ORG XMIT: NY157 FILE - This Jan. 26, 1997, file photo shows Green Bay Packers quarterback Brett Favre celebrating after throwing a touchdown pass to Andre Rison during first quarter action at Super Bowl XXXI in New Orleans.  A stretch of 297 straight starts, 321 counting playoffs, ended Monday, Dec. 13, 2010, because of a shoulder injury that not even the indestructible one could overcome. (AP Photo/Doug Mills, File)

Which Brett Favre moments in a Packers uniform are your favorite?

Sept. 20, 1992 — Favre replaces an injured Don Majkowski to make his Green Bay debut and leads his team to a 24-23 win over the Bengals after being down 14 points. He capped it with a touchdown pass to Kitrick Taylor.

January 8, 1994 — In his first playoff game, Favre uncorked a 40-yard touchdown pass to Sterling Sharpe with 55 seconds left, and the Packers prevailed in Detroit, 28-24, for their first playoff win in 11 years.

Dec. 18, 1994 — Favre plunged into the end zone on a 9-yard rush with 3 seconds left for a 21-17 win over the Falcons in the final Packers game ever at Milwaukee County Stadium. The Packers finished 9-7 and advanced to the playoffs, with another first-round win over the Lions.

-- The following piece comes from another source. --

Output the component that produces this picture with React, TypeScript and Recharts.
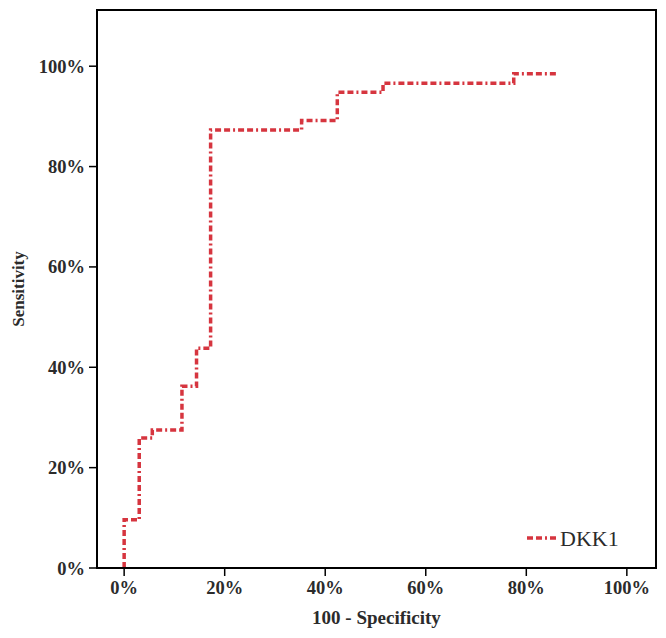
import { LineChart, Line, XAxis, YAxis, ReferenceArea } from 'recharts';

// ROC curve for DKK1 (stepAfter: x = 100 - specificity, y = sensitivity)
const FPR = [0, 0, 3.0, 5.6, 11.5, 14.4, 17.2, 35.3, 42.4, 51.5, 77.5, 85.9];
const TPR = [0, 9.6, 25.9, 27.5, 36.2, 43.8, 87.3, 89.2, 94.8, 96.6, 98.5, 98.5];
const TICKS = [0, 20, 40, 60, 80, 100];
const SERIES_NAME = 'DKK1';

const X_DOMAIN: [number, number] = [-5.4, 105.8];
const Y_DOMAIN: [number, number] = [0, 111.2];

const RED = '#d6353f';
const DASH = '6 3 6 3 2 3';
const FONT = '"Liberation Serif", "DejaVu Serif", serif';
const TEXT = '#2b2b2b';

const data = FPR.map((x, i) => ({ fpr: x, tpr: TPR[i] }));

const pct = (v: number) => `${v}%`;

export default function App() {
  return (
    <div style={{ position: 'absolute', left: 0, top: 0, width: 666, height: 638, background: '#fff' }}>
      <LineChart width={666} height={638} data={data} margin={{ top: 10, right: 10, bottom: 0, left: 0 }}>
        <XAxis
          dataKey="fpr"
          type="number"
          domain={X_DOMAIN}
          ticks={TICKS}
          allowDataOverflow
          tickFormatter={pct}
          height={70}
          tickSize={8}
          tickMargin={5}
          axisLine={{ stroke: '#000', strokeWidth: 2 }}
          tickLine={{ stroke: '#000', strokeWidth: 1.5 }}
          tick={{ fill: TEXT, fontFamily: FONT, fontSize: 18.5, fontWeight: 'bold' }}
          label={{
            value: '100 - Specificity',
            position: 'insideBottom',
            offset: 14,
            fill: TEXT,
            fontFamily: FONT,
            fontSize: 19,
            fontWeight: 'bold',
          }}
        />
        <YAxis
          type="number"
          domain={Y_DOMAIN}
          ticks={TICKS}
          allowDataOverflow
          tickFormatter={pct}
          width={97}
          tickSize={8}
          tickMargin={4}
          axisLine={{ stroke: '#000', strokeWidth: 2 }}
          tickLine={{ stroke: '#000', strokeWidth: 1.5 }}
          tick={{ fill: TEXT, fontFamily: FONT, fontSize: 18.5, fontWeight: 'bold' }}
          label={{
            value: 'Sensitivity',
            angle: -90,
            position: 'insideLeft',
            offset: 18,
            style: { textAnchor: 'middle' },
            fill: TEXT,
            fontFamily: FONT,
            fontSize: 17,
            fontWeight: 'bold',
          }}
        />
        <ReferenceArea
          x1={X_DOMAIN[0]}
          x2={X_DOMAIN[1]}
          y1={Y_DOMAIN[0]}
          y2={Y_DOMAIN[1]}
          fill="none"
          stroke="#000"
          strokeWidth={2}
          ifOverflow="extendDomain"
        />
        <Line
          type="stepAfter"
          dataKey="tpr"
          name={SERIES_NAME}
          stroke={RED}
          strokeWidth={3.5}
          strokeDasharray={DASH}
          dot={false}
          isAnimationActive={false}
        />
      </LineChart>
      <div style={{ position: 'absolute', left: 524, top: 522 }}>
        <svg width={130} height={32}>
          <line x1={3} y1={16} x2={33} y2={16} stroke={RED} strokeWidth={3.5} strokeDasharray={DASH} />
          <text x={36} y={24} fontFamily={FONT} fontSize={22} fill={TEXT}>
            {SERIES_NAME}
          </text>
        </svg>
      </div>
    </div>
  );
}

Nov. 12, 1995 — Favre throws five touchdown passes despite a badly injured ankle, including a fourth-quarter touchdown to Edgar Bennett that accounts for the winning points in a 35-28 win over the Bears.

Jan. 6, 1996 — Green Bay enjoyed a breakthrough to the NFC Championship Game with an uplifting win over San Francisco in the divisional round, 27-17. Favre threw first-half touchdown passes to Keith Jackson and Mark Chmura.

Jan. 12, 1997 — Favre completed 19 of 29 passes for two touchdowns as the Packers carved up Carolina, 30-13, and returned to the Super Bowl for the first time since the 1968.

Jan. 26, 1997 — Favre passed for 246 yards and two touchdowns, including a 54-yard bomb to Andre Rison on the second Packers play from scrimmage to help Green Bay win their first Super Bowl in nearly three decades, a 35-21 win over New England.

Sept. 26, 1999 — Favre's game-winning 23-yard touchdown pass to Corey Bradford for a 23-yard touchdown with 12 seconds remaining beat the Minnesota Vikings.

Nov. 6, 2000 — On a rainy Monday Night against the Vikings, Favre lofted a pass in overtime that appeared incomplete, but Antonio Freeman reeled it in, stood up and ran to the house for a 43-yard game-winning score, prompting announcer Al Michaels to scream, "He did WHAT?"

Sept. 30, 2007 — Favre's 16-yard touchdown pass to Greg Jennings set the new NFL career passing touchdown record, passing Dan Marino's count of 420. Favre finished with 508, now in fourth behind Drew Brees (547), Tom Brady (541) and Peyton Manning (539).

Oct. 29, 2007 — On the first play of overtime against the Broncos, Favre hit Greg Jennings for an 82-yard touchdown pass that gave the Packers a walk-off win.

Dec. 16, 2007 — With a 7-yard touchdown pass to Donald Driver, Favre set the NFL career passing record, bypassing Dan Marino's mark of 61,361 yards. Favre finished his career with 71,838, a mark that has since been passed by Brees, Brady and Manning.

Rules of the 50 in 50 series

  • Moments are recorded over the 50-year window from 1970 to 2019 (sorry 2020, but you're disqualified)
  • These are moments and not achievements, although that largely goes hand-in-hand.
  • These are "greatest" 50 moments, so you won't see moments that are pivotal but ultimately heartbreaking (like the NFC Championship loss to Seattle, Kareem getting traded, etc.)
  • You also won't see (many) moments that came to be recognized for their greatness later, such as the day the Bucks drafted Giannis Antetokounmpo or the day the Packers traded for Brett Favre.
  • Moments considered include teams based in Wisconsin and Wisconsin athletes competing in individual sports or as part of national teams (such as the Olympics), or moments on Wisconsin soil.
  • These are singular moments. You're supposed to remember where you were when they happened.